Short problem:
Your task is to copy every line of the entries that contains "draw".
######
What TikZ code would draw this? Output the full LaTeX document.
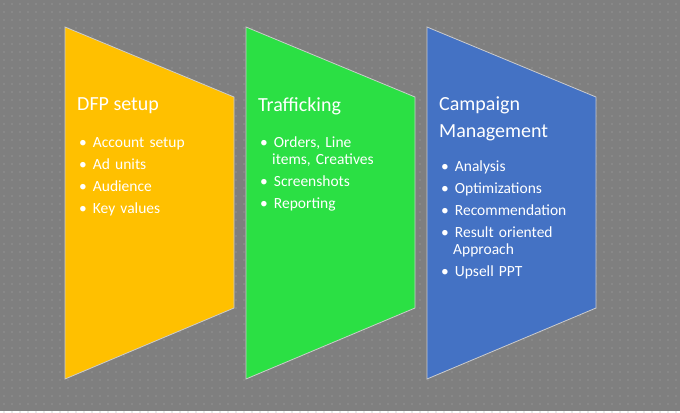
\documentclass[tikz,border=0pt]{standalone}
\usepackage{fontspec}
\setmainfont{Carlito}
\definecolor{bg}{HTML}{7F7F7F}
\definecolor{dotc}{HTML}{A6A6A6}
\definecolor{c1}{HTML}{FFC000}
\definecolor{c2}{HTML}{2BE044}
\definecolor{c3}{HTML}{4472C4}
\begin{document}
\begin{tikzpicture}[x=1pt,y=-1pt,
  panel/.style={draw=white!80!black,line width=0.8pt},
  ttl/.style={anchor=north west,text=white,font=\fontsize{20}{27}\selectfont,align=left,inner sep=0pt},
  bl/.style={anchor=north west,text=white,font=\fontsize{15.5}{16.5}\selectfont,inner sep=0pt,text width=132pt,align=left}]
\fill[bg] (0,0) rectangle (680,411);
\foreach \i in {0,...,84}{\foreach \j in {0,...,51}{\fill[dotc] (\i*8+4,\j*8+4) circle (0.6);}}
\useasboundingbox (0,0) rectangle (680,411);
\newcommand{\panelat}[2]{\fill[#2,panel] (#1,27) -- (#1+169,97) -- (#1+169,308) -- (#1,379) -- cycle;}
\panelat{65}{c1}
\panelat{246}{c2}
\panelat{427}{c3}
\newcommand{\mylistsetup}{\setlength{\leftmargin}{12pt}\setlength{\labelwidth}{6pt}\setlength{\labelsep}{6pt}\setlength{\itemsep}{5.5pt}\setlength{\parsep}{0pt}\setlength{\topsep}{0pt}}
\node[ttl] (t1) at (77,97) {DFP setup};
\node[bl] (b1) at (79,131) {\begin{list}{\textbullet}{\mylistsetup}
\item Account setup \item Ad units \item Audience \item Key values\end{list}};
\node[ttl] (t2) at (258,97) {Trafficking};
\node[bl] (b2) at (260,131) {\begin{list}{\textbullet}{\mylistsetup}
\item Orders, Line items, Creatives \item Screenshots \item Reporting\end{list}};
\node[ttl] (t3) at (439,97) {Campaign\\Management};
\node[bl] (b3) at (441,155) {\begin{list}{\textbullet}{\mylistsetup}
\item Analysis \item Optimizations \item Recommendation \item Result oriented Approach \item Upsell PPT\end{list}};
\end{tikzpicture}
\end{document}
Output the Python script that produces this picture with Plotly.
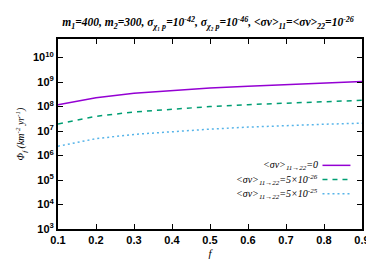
######
Solved problem:
What TikZ code would draw this? Output the full LaTeX document.
  panel/.style={draw=white!80!black,line width=0.8pt},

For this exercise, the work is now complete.